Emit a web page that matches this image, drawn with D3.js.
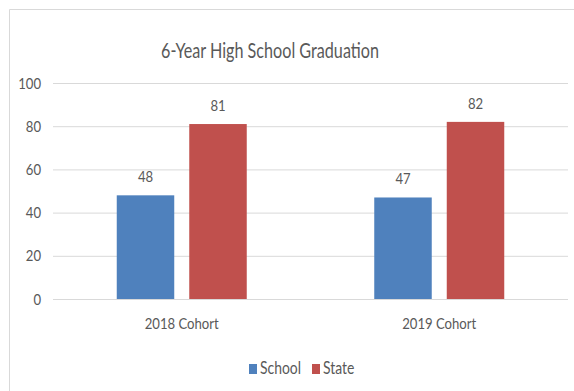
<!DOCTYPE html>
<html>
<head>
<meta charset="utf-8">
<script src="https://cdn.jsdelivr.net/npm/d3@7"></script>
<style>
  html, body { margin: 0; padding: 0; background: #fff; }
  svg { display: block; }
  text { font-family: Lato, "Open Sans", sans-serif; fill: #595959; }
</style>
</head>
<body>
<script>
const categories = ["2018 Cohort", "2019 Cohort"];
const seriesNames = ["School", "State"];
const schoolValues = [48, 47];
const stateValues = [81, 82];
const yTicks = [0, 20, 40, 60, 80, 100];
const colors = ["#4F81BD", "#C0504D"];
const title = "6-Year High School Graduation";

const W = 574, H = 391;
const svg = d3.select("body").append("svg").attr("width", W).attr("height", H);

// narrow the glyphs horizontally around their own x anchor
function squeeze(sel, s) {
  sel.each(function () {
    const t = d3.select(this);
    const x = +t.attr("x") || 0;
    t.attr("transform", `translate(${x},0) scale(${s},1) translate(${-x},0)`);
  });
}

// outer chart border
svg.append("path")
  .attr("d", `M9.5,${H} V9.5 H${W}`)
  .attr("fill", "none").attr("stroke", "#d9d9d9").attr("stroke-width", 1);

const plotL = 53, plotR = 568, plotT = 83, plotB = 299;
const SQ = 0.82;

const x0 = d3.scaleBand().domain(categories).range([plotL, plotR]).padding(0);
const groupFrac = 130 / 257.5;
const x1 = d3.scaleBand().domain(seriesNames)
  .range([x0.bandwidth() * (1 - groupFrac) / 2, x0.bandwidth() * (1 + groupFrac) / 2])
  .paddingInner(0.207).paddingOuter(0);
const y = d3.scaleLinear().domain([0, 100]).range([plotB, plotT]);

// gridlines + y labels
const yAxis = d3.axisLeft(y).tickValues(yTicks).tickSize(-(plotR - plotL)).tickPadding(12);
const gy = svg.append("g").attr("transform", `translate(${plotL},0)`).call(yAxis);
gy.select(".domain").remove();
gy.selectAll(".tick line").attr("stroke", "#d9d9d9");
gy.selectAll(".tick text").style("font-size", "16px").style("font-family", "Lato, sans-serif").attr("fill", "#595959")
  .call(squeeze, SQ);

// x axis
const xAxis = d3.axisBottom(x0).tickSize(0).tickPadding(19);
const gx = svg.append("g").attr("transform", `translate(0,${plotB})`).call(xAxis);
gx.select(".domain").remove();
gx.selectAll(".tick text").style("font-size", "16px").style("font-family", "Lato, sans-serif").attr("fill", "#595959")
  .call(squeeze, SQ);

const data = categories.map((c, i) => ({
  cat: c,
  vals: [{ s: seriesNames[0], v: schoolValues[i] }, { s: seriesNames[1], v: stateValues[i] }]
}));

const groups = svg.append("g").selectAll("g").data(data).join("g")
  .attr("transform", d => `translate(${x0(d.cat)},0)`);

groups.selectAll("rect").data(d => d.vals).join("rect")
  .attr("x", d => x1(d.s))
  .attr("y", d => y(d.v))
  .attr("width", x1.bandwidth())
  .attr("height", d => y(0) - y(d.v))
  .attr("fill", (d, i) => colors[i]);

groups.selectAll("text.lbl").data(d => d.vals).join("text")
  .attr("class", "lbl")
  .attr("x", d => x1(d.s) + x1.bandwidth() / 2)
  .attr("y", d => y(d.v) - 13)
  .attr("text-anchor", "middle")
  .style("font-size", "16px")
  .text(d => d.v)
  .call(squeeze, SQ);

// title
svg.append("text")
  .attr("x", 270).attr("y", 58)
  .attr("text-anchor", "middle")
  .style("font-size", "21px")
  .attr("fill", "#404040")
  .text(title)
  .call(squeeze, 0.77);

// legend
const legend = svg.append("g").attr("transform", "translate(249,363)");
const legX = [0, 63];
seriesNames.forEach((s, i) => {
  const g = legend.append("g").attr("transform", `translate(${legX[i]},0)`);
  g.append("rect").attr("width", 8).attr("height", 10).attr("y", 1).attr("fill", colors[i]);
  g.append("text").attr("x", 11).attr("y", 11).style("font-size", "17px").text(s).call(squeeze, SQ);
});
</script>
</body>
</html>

|---|

#### WHAT IS REQUIRED
Return the material exactly as given, apart from the pictures.

#### THE OUTPUT
Emit a web page that matches this image, drawn with D3.js.
<!DOCTYPE html>
<html>
<head>
<meta charset="utf-8">
<script src="https://cdn.jsdelivr.net/npm/d3@7"></script>
<style>
  html, body { margin: 0; padding: 0; background: #fff; }
  svg { display: block; }
  text { font-family: Lato, "Open Sans", sans-serif; fill: #595959; }
</style>
</head>
<body>
<script>
const categories = ["2018 Cohort", "2019 Cohort"];
const seriesNames = ["School", "State"];
const schoolValues = [48, 47];
const stateValues = [81, 82];
const yTicks = [0, 20, 40, 60, 80, 100];
const colors = ["#4F81BD", "#C0504D"];
const title = "6-Year High School Graduation";

const W = 574, H = 391;
const svg = d3.select("body").append("svg").attr("width", W).attr("height", H);

// narrow the glyphs horizontally around their own x anchor
function squeeze(sel, s) {
  sel.each(function () {
    const t = d3.select(this);
    const x = +t.attr("x") || 0;
    t.attr("transform", `translate(${x},0) scale(${s},1) translate(${-x},0)`);
  });
}

// outer chart border
svg.append("path")
  .attr("d", `M9.5,${H} V9.5 H${W}`)
  .attr("fill", "none").attr("stroke", "#d9d9d9").attr("stroke-width", 1);

const plotL = 53, plotR = 568, plotT = 83, plotB = 299;
const SQ = 0.82;

const x0 = d3.scaleBand().domain(categories).range([plotL, plotR]).padding(0);
const groupFrac = 130 / 257.5;
const x1 = d3.scaleBand().domain(seriesNames)
  .range([x0.bandwidth() * (1 - groupFrac) / 2, x0.bandwidth() * (1 + groupFrac) / 2])
  .paddingInner(0.207).paddingOuter(0);
const y = d3.scaleLinear().domain([0, 100]).range([plotB, plotT]);

// gridlines + y labels
const yAxis = d3.axisLeft(y).tickValues(yTicks).tickSize(-(plotR - plotL)).tickPadding(12);
const gy = svg.append("g").attr("transform", `translate(${plotL},0)`).call(yAxis);
gy.select(".domain").remove();
gy.selectAll(".tick line").attr("stroke", "#d9d9d9");
gy.selectAll(".tick text").style("font-size", "16px").style("font-family", "Lato, sans-serif").attr("fill", "#595959")
  .call(squeeze, SQ);

// x axis
const xAxis = d3.axisBottom(x0).tickSize(0).tickPadding(19);
const gx = svg.append("g").attr("transform", `translate(0,${plotB})`).call(xAxis);
gx.select(".domain").remove();
gx.selectAll(".tick text").style("font-size", "16px").style("font-family", "Lato, sans-serif").attr("fill", "#595959")
  .call(squeeze, SQ);

const data = categories.map((c, i) => ({
  cat: c,
  vals: [{ s: seriesNames[0], v: schoolValues[i] }, { s: seriesNames[1], v: stateValues[i] }]
}));

const groups = svg.append("g").selectAll("g").data(data).join("g")
  .attr("transform", d => `translate(${x0(d.cat)},0)`);

groups.selectAll("rect").data(d => d.vals).join("rect")
  .attr("x", d => x1(d.s))
  .attr("y", d => y(d.v))
  .attr("width", x1.bandwidth())
  .attr("height", d => y(0) - y(d.v))
  .attr("fill", (d, i) => colors[i]);

groups.selectAll("text.lbl").data(d => d.vals).join("text")
  .attr("class", "lbl")
  .attr("x", d => x1(d.s) + x1.bandwidth() / 2)
  .attr("y", d => y(d.v) - 13)
  .attr("text-anchor", "middle")
  .style("font-size", "16px")
  .text(d => d.v)
  .call(squeeze, SQ);

// title
svg.append("text")
  .attr("x", 270).attr("y", 58)
  .attr("text-anchor", "middle")
  .style("font-size", "21px")
  .attr("fill", "#404040")
  .text(title)
  .call(squeeze, 0.77);

// legend
const legend = svg.append("g").attr("transform", "translate(249,363)");
const legX = [0, 63];
seriesNames.forEach((s, i) => {
  const g = legend.append("g").attr("transform", `translate(${legX[i]},0)`);
  g.append("rect").attr("width", 8).attr("height", 10).attr("y", 1).attr("fill", colors[i]);
  g.append("text").attr("x", 11).attr("y", 11).style("font-size", "17px").text(s).call(squeeze, SQ);
});
</script>
</body>
</html>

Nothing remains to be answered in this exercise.